Такое отношение к блокадникам в частности да и к ленинградцам в целом объяснялось во многом «ленинградским делом»: город представлялся сталинскому режиму как город оппозиционный. Достаточно вспомнить события вокруг Анны Ахматовой, Михаила Зощенко и многих других известных людей. Петербург для власти всегда был слишком подозрительным и европейски-ненужным для России. То самое «окно в Европу», прорубленное Петром и Пушкиным, приносило с собою в Ленинград слишком много Европы, оно было трещиной в железном занавесе, которую также не могла не замечать и не бояться власть.
Петербург всегда был и остается несколько обособленным городом. И, несмотря на то что из него увезли Академию наук, Академию художеств, несмотря на то что Москва, переманивая, предлагала лучшие – привилегированные – условия для актеров, писателей и творческой интеллигенции, он оставался интеллигентным и интеллектуальным центром. Город вроде бы не ощущал «творческого дефицита»: в нем появлялись и появляются новые художники – будто из-под петровской тверди бьет некий подземный источник интеллектуальной энергии, Петром открытый.

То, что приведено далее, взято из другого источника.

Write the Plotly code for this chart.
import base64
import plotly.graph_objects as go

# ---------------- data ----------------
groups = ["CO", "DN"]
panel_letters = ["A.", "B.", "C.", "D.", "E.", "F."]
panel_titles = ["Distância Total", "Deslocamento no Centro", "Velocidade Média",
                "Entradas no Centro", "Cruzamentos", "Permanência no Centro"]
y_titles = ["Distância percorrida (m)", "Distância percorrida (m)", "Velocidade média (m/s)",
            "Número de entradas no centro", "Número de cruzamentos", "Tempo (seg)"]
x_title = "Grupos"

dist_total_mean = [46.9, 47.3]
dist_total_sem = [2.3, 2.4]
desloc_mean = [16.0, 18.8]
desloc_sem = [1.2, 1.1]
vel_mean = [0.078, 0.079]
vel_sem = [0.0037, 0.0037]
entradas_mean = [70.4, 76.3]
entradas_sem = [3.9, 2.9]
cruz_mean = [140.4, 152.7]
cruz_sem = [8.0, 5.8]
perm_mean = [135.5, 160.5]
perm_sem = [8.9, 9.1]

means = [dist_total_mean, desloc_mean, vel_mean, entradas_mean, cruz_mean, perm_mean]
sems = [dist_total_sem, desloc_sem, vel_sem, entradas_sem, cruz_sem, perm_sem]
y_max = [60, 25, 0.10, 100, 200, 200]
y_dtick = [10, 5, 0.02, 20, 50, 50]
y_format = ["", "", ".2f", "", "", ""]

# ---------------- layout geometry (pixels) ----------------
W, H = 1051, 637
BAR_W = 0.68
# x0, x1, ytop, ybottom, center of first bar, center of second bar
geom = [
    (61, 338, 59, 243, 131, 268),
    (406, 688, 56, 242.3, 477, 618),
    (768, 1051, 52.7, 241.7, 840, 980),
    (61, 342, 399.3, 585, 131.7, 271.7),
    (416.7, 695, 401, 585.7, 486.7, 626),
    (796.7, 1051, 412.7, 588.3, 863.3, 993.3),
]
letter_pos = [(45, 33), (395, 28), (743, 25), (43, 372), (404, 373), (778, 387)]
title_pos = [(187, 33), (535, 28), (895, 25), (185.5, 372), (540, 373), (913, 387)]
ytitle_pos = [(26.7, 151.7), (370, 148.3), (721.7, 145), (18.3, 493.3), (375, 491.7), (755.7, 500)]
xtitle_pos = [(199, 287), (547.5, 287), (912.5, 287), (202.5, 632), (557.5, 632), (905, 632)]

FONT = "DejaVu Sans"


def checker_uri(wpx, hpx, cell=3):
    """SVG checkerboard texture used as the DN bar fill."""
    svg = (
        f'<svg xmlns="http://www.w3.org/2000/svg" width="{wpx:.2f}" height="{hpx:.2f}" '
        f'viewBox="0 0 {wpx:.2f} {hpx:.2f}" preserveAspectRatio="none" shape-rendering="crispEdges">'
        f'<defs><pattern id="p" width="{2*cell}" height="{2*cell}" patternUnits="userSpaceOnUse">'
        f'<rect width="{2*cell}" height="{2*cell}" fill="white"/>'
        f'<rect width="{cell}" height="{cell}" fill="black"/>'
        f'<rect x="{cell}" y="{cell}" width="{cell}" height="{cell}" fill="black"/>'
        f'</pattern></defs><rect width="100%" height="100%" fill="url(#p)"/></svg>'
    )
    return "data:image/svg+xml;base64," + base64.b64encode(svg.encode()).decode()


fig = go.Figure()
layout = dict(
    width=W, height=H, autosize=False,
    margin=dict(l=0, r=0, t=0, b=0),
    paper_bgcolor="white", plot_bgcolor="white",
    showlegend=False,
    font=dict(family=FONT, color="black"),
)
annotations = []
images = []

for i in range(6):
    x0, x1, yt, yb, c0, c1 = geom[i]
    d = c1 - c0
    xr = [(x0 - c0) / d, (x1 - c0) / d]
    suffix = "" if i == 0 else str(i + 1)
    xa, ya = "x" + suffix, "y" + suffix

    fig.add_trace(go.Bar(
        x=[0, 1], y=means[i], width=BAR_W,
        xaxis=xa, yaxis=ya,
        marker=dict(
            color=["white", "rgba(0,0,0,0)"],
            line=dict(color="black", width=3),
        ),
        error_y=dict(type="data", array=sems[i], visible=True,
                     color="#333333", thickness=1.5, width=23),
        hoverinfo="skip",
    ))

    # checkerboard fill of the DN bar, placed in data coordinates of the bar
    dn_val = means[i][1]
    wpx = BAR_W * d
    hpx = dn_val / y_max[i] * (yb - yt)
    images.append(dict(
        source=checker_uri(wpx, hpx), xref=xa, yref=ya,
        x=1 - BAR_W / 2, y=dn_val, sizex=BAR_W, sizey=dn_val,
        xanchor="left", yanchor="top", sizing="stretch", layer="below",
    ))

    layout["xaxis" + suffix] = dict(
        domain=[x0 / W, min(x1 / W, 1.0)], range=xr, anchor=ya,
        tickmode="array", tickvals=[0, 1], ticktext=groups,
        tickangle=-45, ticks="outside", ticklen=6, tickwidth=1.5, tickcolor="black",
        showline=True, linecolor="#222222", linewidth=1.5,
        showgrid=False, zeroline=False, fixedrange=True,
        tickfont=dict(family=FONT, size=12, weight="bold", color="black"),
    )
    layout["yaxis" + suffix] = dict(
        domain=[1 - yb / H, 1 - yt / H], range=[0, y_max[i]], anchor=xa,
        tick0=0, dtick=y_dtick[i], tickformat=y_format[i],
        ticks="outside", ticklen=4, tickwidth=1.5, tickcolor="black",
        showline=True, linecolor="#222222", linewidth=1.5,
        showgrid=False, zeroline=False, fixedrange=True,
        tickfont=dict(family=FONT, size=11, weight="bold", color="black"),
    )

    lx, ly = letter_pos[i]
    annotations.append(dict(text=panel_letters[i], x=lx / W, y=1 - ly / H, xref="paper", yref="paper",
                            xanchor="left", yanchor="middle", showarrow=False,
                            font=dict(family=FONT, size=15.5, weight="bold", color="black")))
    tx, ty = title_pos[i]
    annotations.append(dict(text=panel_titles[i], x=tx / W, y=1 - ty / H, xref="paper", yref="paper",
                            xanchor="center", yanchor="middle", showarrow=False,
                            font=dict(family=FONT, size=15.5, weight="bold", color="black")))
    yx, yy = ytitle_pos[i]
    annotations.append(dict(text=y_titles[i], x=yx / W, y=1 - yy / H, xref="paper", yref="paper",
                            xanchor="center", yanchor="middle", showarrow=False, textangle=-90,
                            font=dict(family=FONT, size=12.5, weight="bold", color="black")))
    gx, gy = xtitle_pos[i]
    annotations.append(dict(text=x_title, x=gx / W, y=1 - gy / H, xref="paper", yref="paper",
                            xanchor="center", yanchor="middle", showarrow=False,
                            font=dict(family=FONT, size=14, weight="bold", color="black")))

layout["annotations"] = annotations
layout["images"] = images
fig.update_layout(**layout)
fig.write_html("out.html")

Перечисленные здесь события многое предопределяли в празднике 300-летия Петербурга. Петербуржцы ощущали его как желание восстановить справедливость: наконец этот опальный город признали, он уже не просто областной центр, оказывается, он славен историческими заслугами, ресурсами, возможностями. И то, что ныне страной руководит петербуржец, также есть некая историческая оправданность.
27 мая была кульминация праздника – все улицы города заполнили горожане и гости. Никогда, даже в День Победы 1945 года, я не видел такого количества счастливых и радостных людей, которые до поздней ночи гуляли по центральным улицам, набережным.

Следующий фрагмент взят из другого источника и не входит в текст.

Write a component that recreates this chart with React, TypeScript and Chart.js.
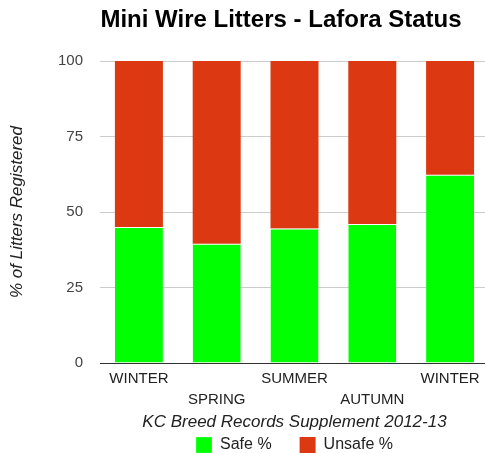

Чудо этого праздника открылось для меня в Эрмитаже. Всю свою жизнь я входил в музей с набережной. Но в этот день открылся вход с Дворцовой площади через знаменитые ворота, которые памятны многим по фильму Сергея Эйзенштейна «Октябрь». Главный, парадный, царский вход. Всю ночь Эрмитаж был открыт для посетителей. Конечно, это было рискованно. Позже я спросил у М.Б. Пиотровского, как прошло ночное нашествие. Но, оказывается, посетители вели себя безупречно, к ним не было никаких претензий: город доверил им самое большое сокровище России, а они, в свою очередь, достойно откликнулись на это. Залы Эрмитажа в эту белую ночь выглядели фантастично. Притомясь, люди ложились на пол под полотнами Рембрандта, Брейгеля, дремали, и это казалось естественным.
Некие начальственные круги решили обозначить 300-летие города, соорудив памятник «трехсотлетию». С самого начала эта затея показалась мне надуманной. Была устроена выставка проектов памятников, посмотрев ее, я, как многие зрители, убедился, что проекты беспомощны, а то и бессмысленны. Скорее всего, они были таковыми потому, что сама идея подобного памятника была бессодержательна и провинциальна. На мой отзыв сильно обиделись и скульпторы, и организаторы. Я предложил вместо памятника трехсотлетию поставить знаковый камень там, где был «город заложен». Уточнил место: Государев бастион в Петропавловской крепости, по легендам, именно отсюда началось строительство города. Надо отдать должное начальству, на этот раз оно согласилось, что не стоит продолжать настаивать, к тому же неизвестно, что получится и во сколько это обойдется. В результате установили скромное, довольно изящное сооружение из гранита в виде набегающей волны. И 27 мая состоялось открытие.
За последнее десятилетие в городе велось и ведется интенсивное строительство. Есть удачные архитектурные решения: например, здание Евросиба на набережной Невы, на Петроградской стороне дом на улице Попова. Появились новые технологии модернизации зданий: старые промышленные корпуса облицовываются темным или цветным стеклом. Конечно, есть и спорные решения, например Ледовый дворец.